Cromwell scratches down on his list of things to do and not to do when approaching Henry. ‘Do not turn your back on him, literally or metaphorically,’
King Henry VIII is on a high in the opening episode. The consummation of his marriage to Lady Jane Seymour has taken place. He gushes over her purity (subtext, not like that big-mouthed slut Catherine of Aragon). If Lady Jane shuts up and pulls out a male heir—she’ll be fine.
The King has rewarded Cromwell for his services. He’s been made Lord Privy Seal. His seat at the head of the Lords that attend the King. A remarkable journey for a commoner. He is the power behind the throne. Everything goes through his desk before it reaches the King. Cromwell is at the peak of his powers.

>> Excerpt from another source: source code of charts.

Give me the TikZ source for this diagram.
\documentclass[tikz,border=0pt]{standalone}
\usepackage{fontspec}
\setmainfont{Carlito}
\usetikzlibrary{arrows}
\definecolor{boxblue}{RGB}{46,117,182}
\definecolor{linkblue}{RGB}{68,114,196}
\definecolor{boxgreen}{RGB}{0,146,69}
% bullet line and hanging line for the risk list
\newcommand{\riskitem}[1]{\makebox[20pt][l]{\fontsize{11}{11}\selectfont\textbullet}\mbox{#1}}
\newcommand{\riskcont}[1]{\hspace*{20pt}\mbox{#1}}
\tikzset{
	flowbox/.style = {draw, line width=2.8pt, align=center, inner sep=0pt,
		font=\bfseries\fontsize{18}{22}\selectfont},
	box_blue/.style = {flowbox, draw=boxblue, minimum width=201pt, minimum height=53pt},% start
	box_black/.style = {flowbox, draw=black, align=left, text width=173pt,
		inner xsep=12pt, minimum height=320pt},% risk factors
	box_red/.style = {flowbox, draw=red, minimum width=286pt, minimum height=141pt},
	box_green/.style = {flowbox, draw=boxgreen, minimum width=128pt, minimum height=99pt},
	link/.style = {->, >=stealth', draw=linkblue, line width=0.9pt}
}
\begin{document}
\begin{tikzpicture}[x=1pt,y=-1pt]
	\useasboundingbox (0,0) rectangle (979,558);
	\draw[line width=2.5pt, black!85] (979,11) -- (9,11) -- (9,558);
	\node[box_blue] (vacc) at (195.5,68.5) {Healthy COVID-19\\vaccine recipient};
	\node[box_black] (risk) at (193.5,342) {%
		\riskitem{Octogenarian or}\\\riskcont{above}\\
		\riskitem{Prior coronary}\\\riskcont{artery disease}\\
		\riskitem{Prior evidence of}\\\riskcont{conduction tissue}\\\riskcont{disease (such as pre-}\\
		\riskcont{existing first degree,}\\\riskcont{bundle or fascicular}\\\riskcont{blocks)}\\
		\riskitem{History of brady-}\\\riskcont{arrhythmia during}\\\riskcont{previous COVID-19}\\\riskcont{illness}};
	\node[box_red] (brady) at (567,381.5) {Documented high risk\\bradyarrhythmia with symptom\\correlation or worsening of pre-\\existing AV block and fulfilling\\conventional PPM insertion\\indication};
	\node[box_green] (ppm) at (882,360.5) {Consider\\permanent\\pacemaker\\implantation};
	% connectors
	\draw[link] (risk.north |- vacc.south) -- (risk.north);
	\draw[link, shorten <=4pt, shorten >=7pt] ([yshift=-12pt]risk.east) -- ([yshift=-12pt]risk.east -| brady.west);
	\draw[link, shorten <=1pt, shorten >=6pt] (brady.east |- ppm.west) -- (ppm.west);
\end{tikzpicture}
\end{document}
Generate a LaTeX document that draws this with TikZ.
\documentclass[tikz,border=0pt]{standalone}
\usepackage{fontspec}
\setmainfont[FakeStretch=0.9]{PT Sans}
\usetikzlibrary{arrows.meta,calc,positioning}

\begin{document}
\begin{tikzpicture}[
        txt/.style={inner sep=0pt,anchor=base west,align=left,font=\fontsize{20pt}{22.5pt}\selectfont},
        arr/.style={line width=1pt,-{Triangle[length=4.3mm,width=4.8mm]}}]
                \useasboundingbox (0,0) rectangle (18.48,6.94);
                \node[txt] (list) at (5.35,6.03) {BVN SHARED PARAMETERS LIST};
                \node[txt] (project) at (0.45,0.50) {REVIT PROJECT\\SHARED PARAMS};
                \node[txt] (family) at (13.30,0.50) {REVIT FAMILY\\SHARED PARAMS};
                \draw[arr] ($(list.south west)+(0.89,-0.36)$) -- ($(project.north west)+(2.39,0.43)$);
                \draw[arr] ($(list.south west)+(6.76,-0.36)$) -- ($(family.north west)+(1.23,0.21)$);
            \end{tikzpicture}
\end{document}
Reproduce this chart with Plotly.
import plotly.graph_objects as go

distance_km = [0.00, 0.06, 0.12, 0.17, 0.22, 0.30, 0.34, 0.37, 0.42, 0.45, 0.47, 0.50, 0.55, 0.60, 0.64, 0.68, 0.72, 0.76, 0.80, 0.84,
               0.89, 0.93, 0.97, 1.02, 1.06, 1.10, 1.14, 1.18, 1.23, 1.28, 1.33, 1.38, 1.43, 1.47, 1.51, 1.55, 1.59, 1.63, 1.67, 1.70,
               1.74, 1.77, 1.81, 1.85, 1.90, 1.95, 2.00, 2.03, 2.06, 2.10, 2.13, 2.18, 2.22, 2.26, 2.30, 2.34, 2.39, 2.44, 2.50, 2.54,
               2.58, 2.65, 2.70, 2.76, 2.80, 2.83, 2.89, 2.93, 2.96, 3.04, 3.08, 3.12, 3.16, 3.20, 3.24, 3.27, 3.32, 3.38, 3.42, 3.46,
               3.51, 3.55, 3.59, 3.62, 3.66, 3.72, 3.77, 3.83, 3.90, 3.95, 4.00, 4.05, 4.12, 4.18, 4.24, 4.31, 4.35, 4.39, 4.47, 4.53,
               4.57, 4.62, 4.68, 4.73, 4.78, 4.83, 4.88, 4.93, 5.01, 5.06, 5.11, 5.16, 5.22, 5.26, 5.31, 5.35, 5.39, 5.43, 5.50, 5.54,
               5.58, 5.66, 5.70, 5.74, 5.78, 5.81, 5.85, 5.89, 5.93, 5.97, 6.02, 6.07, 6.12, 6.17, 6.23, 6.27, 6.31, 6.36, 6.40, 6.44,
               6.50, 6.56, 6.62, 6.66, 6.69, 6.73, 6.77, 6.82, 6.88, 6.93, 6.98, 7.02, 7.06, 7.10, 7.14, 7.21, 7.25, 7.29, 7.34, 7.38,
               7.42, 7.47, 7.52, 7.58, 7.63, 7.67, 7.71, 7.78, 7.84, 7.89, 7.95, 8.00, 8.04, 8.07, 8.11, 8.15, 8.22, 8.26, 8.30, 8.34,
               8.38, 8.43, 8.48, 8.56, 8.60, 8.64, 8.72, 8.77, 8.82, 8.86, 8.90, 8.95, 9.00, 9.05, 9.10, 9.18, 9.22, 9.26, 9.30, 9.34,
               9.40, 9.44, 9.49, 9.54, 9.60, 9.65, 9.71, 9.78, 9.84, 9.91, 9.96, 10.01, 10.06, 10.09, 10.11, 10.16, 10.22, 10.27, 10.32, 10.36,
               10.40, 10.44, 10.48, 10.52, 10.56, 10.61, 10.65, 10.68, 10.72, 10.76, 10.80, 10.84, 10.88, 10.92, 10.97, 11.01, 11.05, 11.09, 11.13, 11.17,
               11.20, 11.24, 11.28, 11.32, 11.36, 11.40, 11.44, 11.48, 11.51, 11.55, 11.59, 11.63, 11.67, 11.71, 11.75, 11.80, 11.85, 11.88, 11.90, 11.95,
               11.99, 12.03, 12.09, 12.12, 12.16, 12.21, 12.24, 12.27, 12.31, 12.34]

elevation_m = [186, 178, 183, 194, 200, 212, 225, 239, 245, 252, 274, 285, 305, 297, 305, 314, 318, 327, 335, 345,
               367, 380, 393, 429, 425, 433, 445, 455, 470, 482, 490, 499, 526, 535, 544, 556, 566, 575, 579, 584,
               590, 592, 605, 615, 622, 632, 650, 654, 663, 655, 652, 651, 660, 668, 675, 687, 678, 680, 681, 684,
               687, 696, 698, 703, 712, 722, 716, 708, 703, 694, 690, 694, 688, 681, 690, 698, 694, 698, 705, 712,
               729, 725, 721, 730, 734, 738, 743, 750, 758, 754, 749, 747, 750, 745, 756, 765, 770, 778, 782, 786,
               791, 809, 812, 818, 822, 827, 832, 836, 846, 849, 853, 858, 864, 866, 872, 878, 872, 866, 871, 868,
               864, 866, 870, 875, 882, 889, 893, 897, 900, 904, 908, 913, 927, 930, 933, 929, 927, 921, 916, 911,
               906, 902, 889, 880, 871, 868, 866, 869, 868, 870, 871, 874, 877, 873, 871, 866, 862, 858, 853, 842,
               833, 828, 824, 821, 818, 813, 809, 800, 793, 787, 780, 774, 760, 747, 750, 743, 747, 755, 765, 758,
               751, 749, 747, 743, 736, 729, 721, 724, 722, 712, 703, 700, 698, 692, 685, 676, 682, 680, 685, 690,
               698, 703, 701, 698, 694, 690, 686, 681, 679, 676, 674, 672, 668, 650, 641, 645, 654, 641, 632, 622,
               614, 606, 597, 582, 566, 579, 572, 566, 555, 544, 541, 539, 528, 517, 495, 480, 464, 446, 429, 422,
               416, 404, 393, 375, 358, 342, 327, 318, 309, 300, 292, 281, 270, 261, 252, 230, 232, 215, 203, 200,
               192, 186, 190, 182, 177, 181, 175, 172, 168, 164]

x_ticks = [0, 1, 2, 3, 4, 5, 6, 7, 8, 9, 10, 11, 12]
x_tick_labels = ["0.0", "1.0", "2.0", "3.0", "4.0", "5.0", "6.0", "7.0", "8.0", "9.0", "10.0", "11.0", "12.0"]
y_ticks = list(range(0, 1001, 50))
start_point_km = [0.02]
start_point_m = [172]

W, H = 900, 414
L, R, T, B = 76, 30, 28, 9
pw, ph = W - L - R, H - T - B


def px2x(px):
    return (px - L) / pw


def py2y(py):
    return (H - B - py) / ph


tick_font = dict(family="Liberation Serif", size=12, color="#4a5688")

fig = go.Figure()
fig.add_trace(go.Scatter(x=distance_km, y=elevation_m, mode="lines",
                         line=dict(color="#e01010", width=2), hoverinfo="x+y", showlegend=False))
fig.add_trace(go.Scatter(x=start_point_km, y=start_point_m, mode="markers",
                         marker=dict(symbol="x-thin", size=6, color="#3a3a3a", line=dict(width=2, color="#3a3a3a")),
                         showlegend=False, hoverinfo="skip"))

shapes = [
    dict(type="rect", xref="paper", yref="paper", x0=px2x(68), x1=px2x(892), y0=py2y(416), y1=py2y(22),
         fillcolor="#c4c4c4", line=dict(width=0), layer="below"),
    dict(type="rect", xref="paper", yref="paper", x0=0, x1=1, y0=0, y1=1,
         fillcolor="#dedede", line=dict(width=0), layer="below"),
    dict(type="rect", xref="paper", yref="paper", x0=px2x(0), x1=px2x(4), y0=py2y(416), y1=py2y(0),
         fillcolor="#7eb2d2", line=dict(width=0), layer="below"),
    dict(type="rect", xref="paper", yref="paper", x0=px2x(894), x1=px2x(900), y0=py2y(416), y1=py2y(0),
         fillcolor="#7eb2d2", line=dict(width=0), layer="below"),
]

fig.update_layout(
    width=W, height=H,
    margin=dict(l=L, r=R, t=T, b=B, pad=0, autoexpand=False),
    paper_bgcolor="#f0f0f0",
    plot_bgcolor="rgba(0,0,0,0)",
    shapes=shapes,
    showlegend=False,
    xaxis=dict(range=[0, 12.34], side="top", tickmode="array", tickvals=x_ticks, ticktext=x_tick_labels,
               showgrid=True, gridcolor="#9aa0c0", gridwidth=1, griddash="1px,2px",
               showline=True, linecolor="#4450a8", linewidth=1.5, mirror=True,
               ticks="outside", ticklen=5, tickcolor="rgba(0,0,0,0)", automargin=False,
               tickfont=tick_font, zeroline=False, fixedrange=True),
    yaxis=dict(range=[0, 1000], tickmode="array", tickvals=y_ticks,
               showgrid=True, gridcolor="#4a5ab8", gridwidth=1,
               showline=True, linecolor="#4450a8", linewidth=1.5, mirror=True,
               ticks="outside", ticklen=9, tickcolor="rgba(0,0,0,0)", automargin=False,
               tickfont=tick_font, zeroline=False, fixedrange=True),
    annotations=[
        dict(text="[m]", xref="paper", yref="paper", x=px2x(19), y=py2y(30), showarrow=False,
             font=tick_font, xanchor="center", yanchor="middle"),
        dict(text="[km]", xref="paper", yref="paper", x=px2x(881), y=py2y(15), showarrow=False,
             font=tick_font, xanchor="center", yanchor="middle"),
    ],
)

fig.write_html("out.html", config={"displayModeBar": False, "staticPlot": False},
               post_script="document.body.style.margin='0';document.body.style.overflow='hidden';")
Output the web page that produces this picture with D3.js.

His king has given him another impossible task. The King’s daughter Mary has refused to refute allegiance to the Church of Rome and pledge allegiance to the Protestant King. This is treacherous and a beheading offence. Those at court believe, because she is the King’s blood, he will not murder her. Lord Edward Seymour (Will Tudor) is foolish or brave enough to say so to the King. ‘She is your daughter’.
Ironically, the King has murdered Seymour’s daughter for less. Cromwell manhandles him away.
Mary’s intransigence is based on a different kind of loyalty—to her murdered mother and not her father, the King. She will not sign the oath, even if she is martyred for her beliefs.
Cromwell is told that if she is beheaded, the Pope will demand other continental Kings, his subjects, bring Henry to justice and invade England.
Never say ‘No’ to the King. Make his daughter say ‘Yes’.
Conflict of the head and the heart. His own conscience?
‘Wreckage’, this episode is called. Break things and move. And for good reason. We know how it ends for the Tudors. For Cromwell.